Source code of charts
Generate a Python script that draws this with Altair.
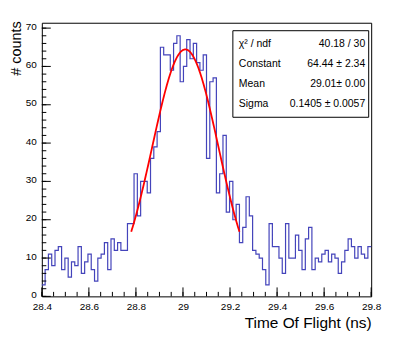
import altair as alt
import numpy as np
import pandas as pd

# ---- data ----
x_min, x_max = 28.4, 29.8
n_bins = 100
counts = [3, 7, 11, 8, 12, 13, 7, 10, 5, 9,
          8, 13, 6, 9, 11, 7, 4, 10, 11, 14,
          7, 15, 12, 14, 12, 12, 19, 19, 32, 21,
          30, 30, 27, 36, 39, 43, 65, 63, 63, 59,
          66, 68, 56, 60, 67, 62, 66, 61, 59, 63,
          36, 56, 57, 27, 32, 42, 22, 30, 20, 24,
          14, 18, 26, 21, 12, 11, 10, 7, 3, 19,
          13, 13, 10, 6, 19, 10, 10, 16, 12, 7,
          15, 18, 7, 10, 9, 11, 12, 9, 11, 10,
          6, 9, 12, 15, 13, 10, 13, 11, 10, 13]

fit_const, fit_mean, fit_sigma = 64.44, 29.01, 0.1405
fit_range = [28.78, 29.24]

stat_names = ["χ² / ndf", "Constant", "Mean", "Sigma"]
stat_values = ["40.18 / 30", "64.44 ± 2.34", "29.01± 0.00", "0.1405 ± 0.0057"]

x_major = [28.4, 28.6, 28.8, 29.0, 29.2, 29.4, 29.6, 29.8]
x_minor = [round(28.4 + 0.05 * i, 3) for i in range(29)]
y_major = [0, 10, 20, 30, 40, 50, 60, 70]
y_minor = list(range(0, 71, 2))
y_top = 71.4

# ---- tables ----
edges = [x_min + (x_max - x_min) * i / n_bins for i in range(n_bins + 1)]
hist_df = pd.DataFrame({"t": edges, "n": counts + [counts[-1]]})
tf = np.linspace(fit_range[0], fit_range[1], 150)
fit_df = pd.DataFrame({"t": tf, "n": fit_const * np.exp(-0.5 * ((tf - fit_mean) / fit_sigma) ** 2)})

W, H = 331, 275
FONT = "Liberation Sans"
xs = alt.Scale(domain=[x_min, x_max], nice=False, zero=False)
ys = alt.Scale(domain=[0, y_top], nice=False)

hist = alt.Chart(hist_df).mark_line(interpolate="step-after", color="#4444bb", strokeWidth=1.2).encode(
    x=alt.X("t:Q", scale=xs, axis=alt.Axis(
        values=x_major, format=".1~f", ticks=False, domain=False, grid=False,
        labelFont=FONT, labelFontSize=10, labelPadding=5, labelColor="black",
        labelOverlap=False, labelFlush=False,
        title="Time Of Flight (ns)", titleFont=FONT, titleFontSize=15.5, titleFontWeight="normal",
        titleColor="black", titleAnchor="end", titleAlign="right", titleX=W, titleY=31,
        titleBaseline="alphabetic")),
    y=alt.Y("n:Q", scale=ys, axis=alt.Axis(
        labels=False, ticks=False, domain=False, grid=False,
        title="# counts", titleFont=FONT, titleFontSize=14.5, titleFontWeight="normal",
        titleColor="black", titleAngle=270, titleAlign="right", titleBaseline="bottom",
        titleAnchor="end", titleX=-18, titleY=-2)),
)

fit = alt.Chart(fit_df).mark_line(color="#ff0000", strokeWidth=1.8).encode(
    x=alt.X("t:Q", scale=xs), y=alt.Y("n:Q", scale=ys))

xmin_t = alt.Chart(pd.DataFrame({"t": x_minor})).mark_rule(color="black", strokeWidth=1).encode(
    x=alt.X("t:Q", scale=xs), y=alt.value(H), y2=alt.value(H - 4.5))
xmaj_t = alt.Chart(pd.DataFrame({"t": x_major})).mark_rule(color="black", strokeWidth=1).encode(
    x=alt.X("t:Q", scale=xs), y=alt.value(H), y2=alt.value(H - 9))
ymin_t = alt.Chart(pd.DataFrame({"n": y_minor})).mark_rule(color="black", strokeWidth=1).encode(
    y=alt.Y("n:Q", scale=ys), x=alt.value(0), x2=alt.value(4.5))
ymaj_t = alt.Chart(pd.DataFrame({"n": y_major})).mark_rule(color="black", strokeWidth=1).encode(
    y=alt.Y("n:Q", scale=ys), x=alt.value(0), x2=alt.value(9))
ylab = alt.Chart(pd.DataFrame({"n": y_major})).mark_text(
    font=FONT, fontSize=10, align="right", baseline="middle", color="black", dy=-1.5).encode(
    y=alt.Y("n:Q", scale=ys), x=alt.value(-5), text=alt.Text("n:Q", format="d"))

box = alt.Chart(pd.DataFrame({"a": [0]})).mark_rect(fill="white", stroke="black", strokeWidth=1).encode(
    x=alt.value(192), x2=alt.value(328.5), y=alt.value(8), y2=alt.value(95))

row_y = [21.5, 41.5, 62, 81.5]
texts = []
for i in range(4):
    d = pd.DataFrame({"a": [stat_names[i]], "b": [stat_values[i]]})
    texts.append(alt.Chart(d).mark_text(font=FONT, fontSize=10.5, align="left", baseline="middle", color="black").encode(
        x=alt.value(198), y=alt.value(row_y[i]), text="a:N"))
    texts.append(alt.Chart(d).mark_text(font=FONT, fontSize=10.5, align="right", baseline="middle", color="black").encode(
        x=alt.value(325), y=alt.value(row_y[i]), text="b:N"))

chart = alt.layer(hist, fit, xmin_t, xmaj_t, ymin_t, ymaj_t, ylab, box, *texts).properties(
    width=W, height=H,
    autosize=alt.AutoSizeParams(type="none"),
    padding={"left": 34, "top": 14, "right": 36, "bottom": 38},
    background="white",
).configure_view(stroke="black", strokeWidth=1)

chart.save("out.html", embed_options={"renderer": "svg", "actions": False})
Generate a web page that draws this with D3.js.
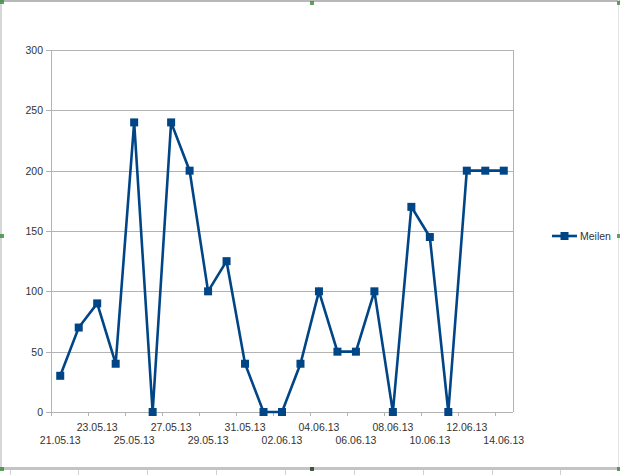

### Aim:
All of the material above should be reproduced exactly, except the pictures.

### Expected answer:
Generate a Python script that draws this with Altair.
import altair as alt
import numpy as np
import pandas as pd

# ---- data ----
x_min, x_max = 28.4, 29.8
n_bins = 100
counts = [3, 7, 11, 8, 12, 13, 7, 10, 5, 9,
          8, 13, 6, 9, 11, 7, 4, 10, 11, 14,
          7, 15, 12, 14, 12, 12, 19, 19, 32, 21,
          30, 30, 27, 36, 39, 43, 65, 63, 63, 59,
          66, 68, 56, 60, 67, 62, 66, 61, 59, 63,
          36, 56, 57, 27, 32, 42, 22, 30, 20, 24,
          14, 18, 26, 21, 12, 11, 10, 7, 3, 19,
          13, 13, 10, 6, 19, 10, 10, 16, 12, 7,
          15, 18, 7, 10, 9, 11, 12, 9, 11, 10,
          6, 9, 12, 15, 13, 10, 13, 11, 10, 13]

fit_const, fit_mean, fit_sigma = 64.44, 29.01, 0.1405
fit_range = [28.78, 29.24]

stat_names = ["χ² / ndf", "Constant", "Mean", "Sigma"]
stat_values = ["40.18 / 30", "64.44 ± 2.34", "29.01± 0.00", "0.1405 ± 0.0057"]

x_major = [28.4, 28.6, 28.8, 29.0, 29.2, 29.4, 29.6, 29.8]
x_minor = [round(28.4 + 0.05 * i, 3) for i in range(29)]
y_major = [0, 10, 20, 30, 40, 50, 60, 70]
y_minor = list(range(0, 71, 2))
y_top = 71.4

# ---- tables ----
edges = [x_min + (x_max - x_min) * i / n_bins for i in range(n_bins + 1)]
hist_df = pd.DataFrame({"t": edges, "n": counts + [counts[-1]]})
tf = np.linspace(fit_range[0], fit_range[1], 150)
fit_df = pd.DataFrame({"t": tf, "n": fit_const * np.exp(-0.5 * ((tf - fit_mean) / fit_sigma) ** 2)})

W, H = 331, 275
FONT = "Liberation Sans"
xs = alt.Scale(domain=[x_min, x_max], nice=False, zero=False)
ys = alt.Scale(domain=[0, y_top], nice=False)

hist = alt.Chart(hist_df).mark_line(interpolate="step-after", color="#4444bb", strokeWidth=1.2).encode(
    x=alt.X("t:Q", scale=xs, axis=alt.Axis(
        values=x_major, format=".1~f", ticks=False, domain=False, grid=False,
        labelFont=FONT, labelFontSize=10, labelPadding=5, labelColor="black",
        labelOverlap=False, labelFlush=False,
        title="Time Of Flight (ns)", titleFont=FONT, titleFontSize=15.5, titleFontWeight="normal",
        titleColor="black", titleAnchor="end", titleAlign="right", titleX=W, titleY=31,
        titleBaseline="alphabetic")),
    y=alt.Y("n:Q", scale=ys, axis=alt.Axis(
        labels=False, ticks=False, domain=False, grid=False,
        title="# counts", titleFont=FONT, titleFontSize=14.5, titleFontWeight="normal",
        titleColor="black", titleAngle=270, titleAlign="right", titleBaseline="bottom",
        titleAnchor="end", titleX=-18, titleY=-2)),
)

fit = alt.Chart(fit_df).mark_line(color="#ff0000", strokeWidth=1.8).encode(
    x=alt.X("t:Q", scale=xs), y=alt.Y("n:Q", scale=ys))

xmin_t = alt.Chart(pd.DataFrame({"t": x_minor})).mark_rule(color="black", strokeWidth=1).encode(
    x=alt.X("t:Q", scale=xs), y=alt.value(H), y2=alt.value(H - 4.5))
xmaj_t = alt.Chart(pd.DataFrame({"t": x_major})).mark_rule(color="black", strokeWidth=1).encode(
    x=alt.X("t:Q", scale=xs), y=alt.value(H), y2=alt.value(H - 9))
ymin_t = alt.Chart(pd.DataFrame({"n": y_minor})).mark_rule(color="black", strokeWidth=1).encode(
    y=alt.Y("n:Q", scale=ys), x=alt.value(0), x2=alt.value(4.5))
ymaj_t = alt.Chart(pd.DataFrame({"n": y_major})).mark_rule(color="black", strokeWidth=1).encode(
    y=alt.Y("n:Q", scale=ys), x=alt.value(0), x2=alt.value(9))
ylab = alt.Chart(pd.DataFrame({"n": y_major})).mark_text(
    font=FONT, fontSize=10, align="right", baseline="middle", color="black", dy=-1.5).encode(
    y=alt.Y("n:Q", scale=ys), x=alt.value(-5), text=alt.Text("n:Q", format="d"))

box = alt.Chart(pd.DataFrame({"a": [0]})).mark_rect(fill="white", stroke="black", strokeWidth=1).encode(
    x=alt.value(192), x2=alt.value(328.5), y=alt.value(8), y2=alt.value(95))

row_y = [21.5, 41.5, 62, 81.5]
texts = []
for i in range(4):
    d = pd.DataFrame({"a": [stat_names[i]], "b": [stat_values[i]]})
    texts.append(alt.Chart(d).mark_text(font=FONT, fontSize=10.5, align="left", baseline="middle", color="black").encode(
        x=alt.value(198), y=alt.value(row_y[i]), text="a:N"))
    texts.append(alt.Chart(d).mark_text(font=FONT, fontSize=10.5, align="right", baseline="middle", color="black").encode(
        x=alt.value(325), y=alt.value(row_y[i]), text="b:N"))

chart = alt.layer(hist, fit, xmin_t, xmaj_t, ymin_t, ymaj_t, ylab, box, *texts).properties(
    width=W, height=H,
    autosize=alt.AutoSizeParams(type="none"),
    padding={"left": 34, "top": 14, "right": 36, "bottom": 38},
    background="white",
).configure_view(stroke="black", strokeWidth=1)

chart.save("out.html", embed_options={"renderer": "svg", "actions": False})
Generate a web page that draws this with D3.js.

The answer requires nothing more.